In 1805, four years later, the Lewis and Clark expedition arrived in Shoshoni country. The Indians were shocked to see the white men’s pale skin. But Naya Nuki was even more shocked when a young Indian woman stepped out from the crowd of men. It was her friend Sacagawea! Captain Lewis described their reunion:
The meeting of those people was really affecting, particularly between Sah cah-gar-we-ah [Sacagawea] and an Indian woman who had been taken prisoner at the same time with her, and who had afterwards escaped from the Minnetarees [another name for the Hidatsa] and rejoined her nation.1
The two girls hadn’t seen each other in years and hadn’t expected to ever see each other again. They had a lot of catching up to do.
After a great deal of laughing and crying, they shared their stories. Naya Nuki finally heard the strange path her friend’s life had taken: After living with Charbonneau for years, Sacagawea had met Lewis and Clark. The explorers were looking for someone to guide them to the Shoshoni—the only friendly Indians who would sell them horses so they could make it to the Columbia River and the end of their journey. They realized that Sacagawea would be an invaluable guide and translator since she was practically the only person who had been west, and she also spoke the Shoshoni language. Against their better judgment, they also brought along Charbonneau, who lacked any needed skills.

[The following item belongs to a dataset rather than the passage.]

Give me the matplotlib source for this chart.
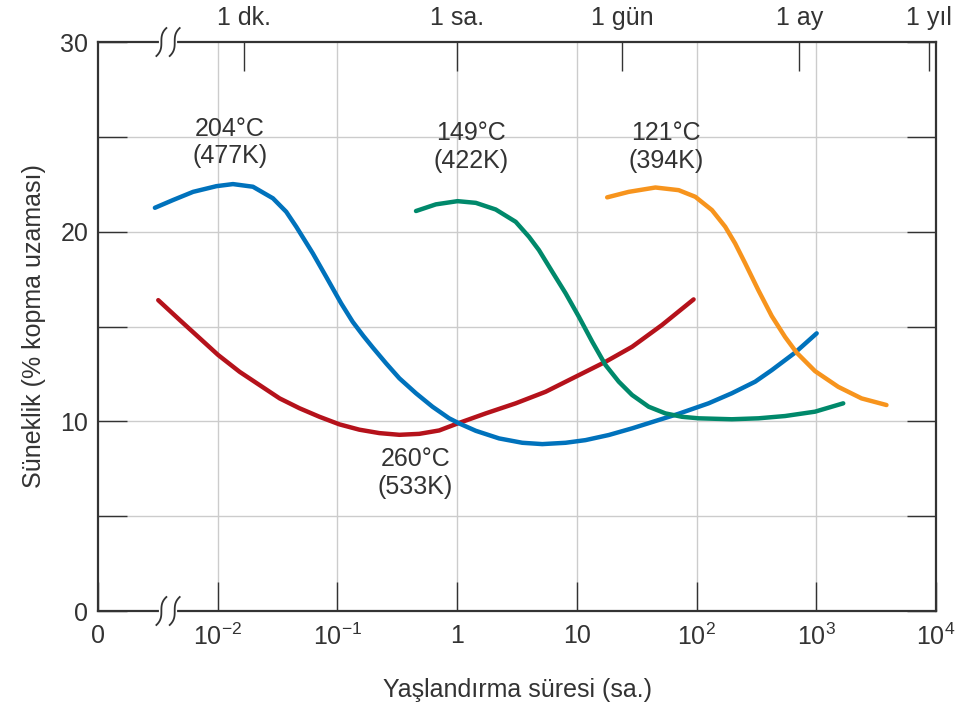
import numpy as np
import matplotlib
matplotlib.use("Agg")
import matplotlib.pyplot as plt

plt.rcParams['font.family'] = ['Liberation Sans', 'DejaVu Sans']
plt.rcParams['mathtext.fontset'] = 'custom'
plt.rcParams['mathtext.rm'] = 'Liberation Sans'

# log10(süre, sa.) ve süneklik (%)
t204 = [-2.525, -2.373, -2.206, -2.011, -1.873, -1.706, -1.539, -1.428, -1.344, -1.206,
        -1.094, -0.969, -0.873, -0.783, -0.706, -0.594, -0.483, -0.344, -0.206, -0.067,
        0.017, 0.156, 0.35, 0.544, 0.711, 0.906, 1.072, 1.267, 1.461, 1.683, 1.85, 2.1,
        2.294, 2.489, 2.628, 2.822, 3.003]
d204 = [21.26, 21.67, 22.10, 22.40, 22.51, 22.37, 21.76, 21.05, 20.26, 18.86,
        17.62, 16.22, 15.25, 14.50, 13.90, 13.06, 12.27, 11.48, 10.77, 10.16,
        9.89, 9.50, 9.10, 8.87, 8.80, 8.87, 9.01, 9.28, 9.63, 10.07, 10.40, 10.95,
        11.48, 12.09, 12.70, 13.62, 14.64]

t260 = [-2.497, -2.317, -2.15, -1.997, -1.817, -1.65, -1.483, -1.317, -1.15, -0.983,
        -0.817, -0.65, -0.483, -0.317, -0.15, 0.0, 0.239, 0.489, 0.739, 0.989, 1.239,
        1.461, 1.711, 1.975]
d260 = [16.39, 15.34, 14.38, 13.50, 12.61, 11.91, 11.21, 10.69, 10.24, 9.84,
        9.56, 9.38, 9.29, 9.34, 9.52, 9.88, 10.42, 10.95, 11.56, 12.35, 13.14,
        13.93, 15.08, 16.43]

t149 = [-0.344, -0.178, 0.003, 0.156, 0.322, 0.489, 0.6, 0.683, 0.794, 0.906, 1.017,
        1.128, 1.239, 1.35, 1.461, 1.6, 1.739, 1.878, 2.017, 2.294, 2.517, 2.739,
        2.989, 3.225]
d149 = [21.09, 21.44, 21.61, 21.52, 21.17, 20.52, 19.73, 19.03, 17.89, 16.75, 15.51,
        14.20, 12.97, 12.09, 11.39, 10.77, 10.42, 10.24, 10.16, 10.11, 10.16, 10.28,
        10.51, 10.95]

t121 = [1.253, 1.433, 1.656, 1.85, 1.989, 2.128, 2.239, 2.322, 2.406, 2.517, 2.628,
        2.739, 2.836, 2.989, 3.183, 3.378, 3.586]
d121 = [21.81, 22.10, 22.33, 22.19, 21.84, 21.14, 20.26, 19.38, 18.33, 16.90, 15.55,
        14.45, 13.62, 12.65, 11.82, 11.21, 10.86]

x_ticks = [1e-3, 1e-2, 1e-1, 1, 10, 1e2, 1e3, 1e4]
x_labels = ['0', r'$\mathregular{10^{-2}}$', r'$\mathregular{10^{-1}}$', '1', '10',
            r'$\mathregular{10^{2}}$', r'$\mathregular{10^{3}}$', r'$\mathregular{10^{4}}$']
top_ticks = [1 / 60, 1, 24, 720, 8760]
top_labels = ['1 dk.', '1 sa.', '1 gün', '1 ay', '1 yıl']

fs = 18
tc = '#333333'
fig = plt.figure(figsize=(9.62, 7.04), dpi=100)
ax = fig.add_axes([0.1019, 0.1321, 0.8711, 0.8082])

ax.set_xscale('log')
ax.set_xlim(1e-3, 1e4)
ax.set_ylim(0, 30)

for y in [5, 10, 15, 20, 25]:
    ax.axhline(y, color='#cccccc', lw=1.0, zorder=0)
for x in [1e-2, 1e-1, 1, 10, 1e2, 1e3]:
    ax.axvline(x, color='#cccccc', lw=1.0, zorder=0)

lw = 3.2
ax.plot(10 ** np.array(t260), d260, color='#b5121b', lw=lw, solid_capstyle='round', zorder=3)
ax.plot(10 ** np.array(t204), d204, color='#0072bc', lw=lw, solid_capstyle='round', zorder=3)
ax.plot(10 ** np.array(t149), d149, color='#00896b', lw=lw, solid_capstyle='round', zorder=3)
ax.plot(10 ** np.array(t121), d121, color='#f7941d', lw=lw, solid_capstyle='round', zorder=3)

kw = dict(ha='center', va='center', fontsize=fs, color=tc, linespacing=1.2)
ax.text(10 ** -1.9, 24.7, '204°C\n(477K)', **kw)
ax.text(10 ** 0.117, 24.45, '149°C\n(422K)', **kw)
ax.text(10 ** 1.742, 24.45, '121°C\n(394K)', **kw)
ax.text(10 ** -0.35, 7.27, '260°C\n(533K)', **kw)

ax.set_xticks(x_ticks)
ax.set_xticklabels(x_labels)
ax.xaxis.set_minor_locator(matplotlib.ticker.NullLocator())
ax.set_yticks([0, 10, 20, 30])
ax.set_yticks([5, 15, 25], minor=True)
ax.tick_params(axis='both', which='both', direction='in', length=21, width=1.0,
               color=tc, labelsize=fs, labelcolor=tc)
ax.tick_params(axis='x', pad=9)
ax.tick_params(axis='y', which='both', right=True, pad=7)

for s in ax.spines.values():
    s.set_linewidth(1.6)
    s.set_color(tc)

top = ax.twiny()
top.set_xscale('log')
top.set_xlim(1e-3, 1e4)
top.set_xticks(top_ticks)
top.set_xticklabels(top_labels)
top.xaxis.set_minor_locator(matplotlib.ticker.NullLocator())
top.tick_params(axis='x', direction='in', length=21, width=1.0, color=tc,
                labelsize=fs, labelcolor=tc, pad=9)
for s in top.spines.values():
    s.set_visible(False)

ax.set_xlabel('Yaşlandırma süresi (sa.)', fontsize=fs, color=tc, labelpad=20)
ax.set_ylabel('Süneklik (% kopma uzaması)', fontsize=fs, color=tc, labelpad=10)

# eksen kırılma işaretleri
tt = np.linspace(-1, 1, 60)
w = 5.0 / 838
h = 14 / 569
xb = [0.0756, 0.0915]
for yb in [0, 1]:
    ax.plot(xb, [yb, yb], transform=ax.transAxes, color='white', lw=3,
            clip_on=False, zorder=5)
    for xc in xb:
        ax.plot(xc + w * tt ** 3, yb + h * tt, transform=ax.transAxes, color=tc,
                lw=1.3, clip_on=False, zorder=6)

fig.savefig('out.png', dpi=100)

Each girl survived her share of amazing adventures during those four years apart. But after their brief reconnection, their lives would again take different paths. Lewis and Clark’s party stayed with the Shoshoni for a few weeks, and after buying the horses, they left to continue their journey to the Pacific. Sacagawea left with them and never returned to her people. Naya Nuki, on the other hand, never left her people again, a survivor and hero who risked her life to return to her nation.